» **The input**:
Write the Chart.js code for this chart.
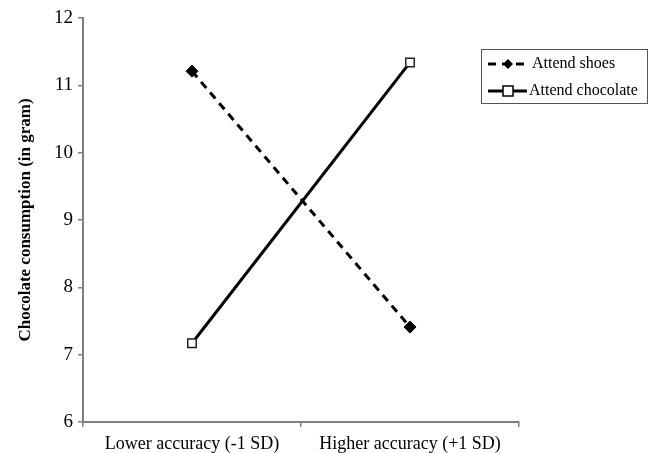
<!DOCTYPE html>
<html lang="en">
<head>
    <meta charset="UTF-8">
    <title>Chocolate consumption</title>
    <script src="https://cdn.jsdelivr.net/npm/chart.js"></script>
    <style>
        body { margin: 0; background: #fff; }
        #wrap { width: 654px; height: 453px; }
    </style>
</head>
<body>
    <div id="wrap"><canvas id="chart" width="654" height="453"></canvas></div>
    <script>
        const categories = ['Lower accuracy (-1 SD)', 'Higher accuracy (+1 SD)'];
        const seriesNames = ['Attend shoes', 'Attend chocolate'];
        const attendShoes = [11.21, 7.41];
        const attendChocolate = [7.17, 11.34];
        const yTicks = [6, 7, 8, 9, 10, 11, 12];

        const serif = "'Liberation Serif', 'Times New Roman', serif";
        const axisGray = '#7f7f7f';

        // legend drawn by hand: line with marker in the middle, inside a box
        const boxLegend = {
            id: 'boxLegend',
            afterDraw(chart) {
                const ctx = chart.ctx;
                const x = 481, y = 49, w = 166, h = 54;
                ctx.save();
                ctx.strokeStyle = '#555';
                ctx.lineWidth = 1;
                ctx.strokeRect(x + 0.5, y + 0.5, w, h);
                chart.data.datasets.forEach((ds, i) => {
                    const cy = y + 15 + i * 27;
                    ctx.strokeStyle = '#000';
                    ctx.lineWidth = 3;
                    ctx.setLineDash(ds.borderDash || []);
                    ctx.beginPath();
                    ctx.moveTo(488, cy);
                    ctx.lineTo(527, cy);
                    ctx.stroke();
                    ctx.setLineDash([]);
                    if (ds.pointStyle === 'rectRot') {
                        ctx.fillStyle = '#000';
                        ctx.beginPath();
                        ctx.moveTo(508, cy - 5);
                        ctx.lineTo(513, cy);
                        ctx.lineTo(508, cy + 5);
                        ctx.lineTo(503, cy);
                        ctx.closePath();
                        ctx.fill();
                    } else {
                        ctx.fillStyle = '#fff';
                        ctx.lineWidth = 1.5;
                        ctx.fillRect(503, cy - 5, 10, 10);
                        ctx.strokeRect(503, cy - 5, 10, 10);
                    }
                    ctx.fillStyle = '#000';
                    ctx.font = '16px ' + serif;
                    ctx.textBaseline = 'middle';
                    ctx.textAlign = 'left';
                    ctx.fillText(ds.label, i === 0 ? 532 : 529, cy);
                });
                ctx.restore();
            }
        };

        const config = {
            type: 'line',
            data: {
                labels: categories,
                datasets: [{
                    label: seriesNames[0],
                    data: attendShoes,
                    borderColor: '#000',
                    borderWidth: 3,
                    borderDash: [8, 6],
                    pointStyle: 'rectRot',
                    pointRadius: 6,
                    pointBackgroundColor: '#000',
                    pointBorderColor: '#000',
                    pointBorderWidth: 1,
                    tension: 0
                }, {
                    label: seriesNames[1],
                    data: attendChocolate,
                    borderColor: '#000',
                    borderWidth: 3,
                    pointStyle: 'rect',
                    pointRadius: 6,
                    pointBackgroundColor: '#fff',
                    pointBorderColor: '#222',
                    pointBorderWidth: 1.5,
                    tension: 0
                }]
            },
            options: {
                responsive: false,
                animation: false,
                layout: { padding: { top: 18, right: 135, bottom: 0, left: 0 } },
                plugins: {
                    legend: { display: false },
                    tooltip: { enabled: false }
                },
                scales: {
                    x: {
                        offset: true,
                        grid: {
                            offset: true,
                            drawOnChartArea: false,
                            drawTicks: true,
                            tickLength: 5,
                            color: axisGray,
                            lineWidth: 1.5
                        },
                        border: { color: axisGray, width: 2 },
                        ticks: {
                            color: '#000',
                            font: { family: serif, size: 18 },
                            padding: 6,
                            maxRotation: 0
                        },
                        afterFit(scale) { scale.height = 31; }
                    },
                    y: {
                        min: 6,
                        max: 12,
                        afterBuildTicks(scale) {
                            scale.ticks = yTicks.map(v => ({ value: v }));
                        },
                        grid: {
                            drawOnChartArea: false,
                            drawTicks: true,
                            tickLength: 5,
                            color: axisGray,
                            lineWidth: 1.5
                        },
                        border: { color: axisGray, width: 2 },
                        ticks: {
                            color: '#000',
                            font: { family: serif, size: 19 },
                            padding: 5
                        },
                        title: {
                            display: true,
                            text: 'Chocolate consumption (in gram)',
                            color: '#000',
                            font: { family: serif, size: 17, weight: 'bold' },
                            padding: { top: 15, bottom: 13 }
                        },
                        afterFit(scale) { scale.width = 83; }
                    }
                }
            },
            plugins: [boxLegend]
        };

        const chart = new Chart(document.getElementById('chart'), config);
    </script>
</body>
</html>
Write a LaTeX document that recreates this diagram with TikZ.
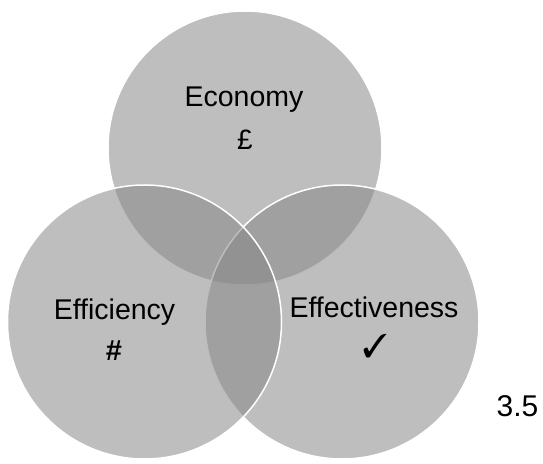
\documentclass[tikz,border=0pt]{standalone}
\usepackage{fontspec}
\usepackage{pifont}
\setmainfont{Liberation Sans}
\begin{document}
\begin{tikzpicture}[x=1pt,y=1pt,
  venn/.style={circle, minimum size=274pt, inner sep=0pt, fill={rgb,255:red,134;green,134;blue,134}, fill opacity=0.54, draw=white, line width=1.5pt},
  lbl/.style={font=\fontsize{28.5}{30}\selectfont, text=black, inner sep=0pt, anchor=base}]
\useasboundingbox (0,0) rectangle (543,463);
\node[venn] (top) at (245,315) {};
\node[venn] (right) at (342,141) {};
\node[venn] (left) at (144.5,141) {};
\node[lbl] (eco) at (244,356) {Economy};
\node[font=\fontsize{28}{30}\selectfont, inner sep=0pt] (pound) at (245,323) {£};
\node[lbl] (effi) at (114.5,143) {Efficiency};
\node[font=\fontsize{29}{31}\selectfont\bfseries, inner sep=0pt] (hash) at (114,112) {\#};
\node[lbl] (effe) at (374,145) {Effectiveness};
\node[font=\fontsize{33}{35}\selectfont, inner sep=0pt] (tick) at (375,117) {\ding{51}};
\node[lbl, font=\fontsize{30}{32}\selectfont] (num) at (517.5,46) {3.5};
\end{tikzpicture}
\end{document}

» **Problem details**:
Output only the lines from the line that contains "Write a LaTeX" through the end of the material, both ends included, and skip every picture.

» **Response**:
Write a LaTeX document that recreates this diagram with TikZ.
\documentclass[tikz,border=0pt]{standalone}
\usepackage{fontspec}
\usepackage{pifont}
\setmainfont{Liberation Sans}
\begin{document}
\begin{tikzpicture}[x=1pt,y=1pt,
  venn/.style={circle, minimum size=274pt, inner sep=0pt, fill={rgb,255:red,134;green,134;blue,134}, fill opacity=0.54, draw=white, line width=1.5pt},
  lbl/.style={font=\fontsize{28.5}{30}\selectfont, text=black, inner sep=0pt, anchor=base}]
\useasboundingbox (0,0) rectangle (543,463);
\node[venn] (top) at (245,315) {};
\node[venn] (right) at (342,141) {};
\node[venn] (left) at (144.5,141) {};
\node[lbl] (eco) at (244,356) {Economy};
\node[font=\fontsize{28}{30}\selectfont, inner sep=0pt] (pound) at (245,323) {£};
\node[lbl] (effi) at (114.5,143) {Efficiency};
\node[font=\fontsize{29}{31}\selectfont\bfseries, inner sep=0pt] (hash) at (114,112) {\#};
\node[lbl] (effe) at (374,145) {Effectiveness};
\node[font=\fontsize{33}{35}\selectfont, inner sep=0pt] (tick) at (375,117) {\ding{51}};
\node[lbl, font=\fontsize{30}{32}\selectfont] (num) at (517.5,46) {3.5};
\end{tikzpicture}
\end{document}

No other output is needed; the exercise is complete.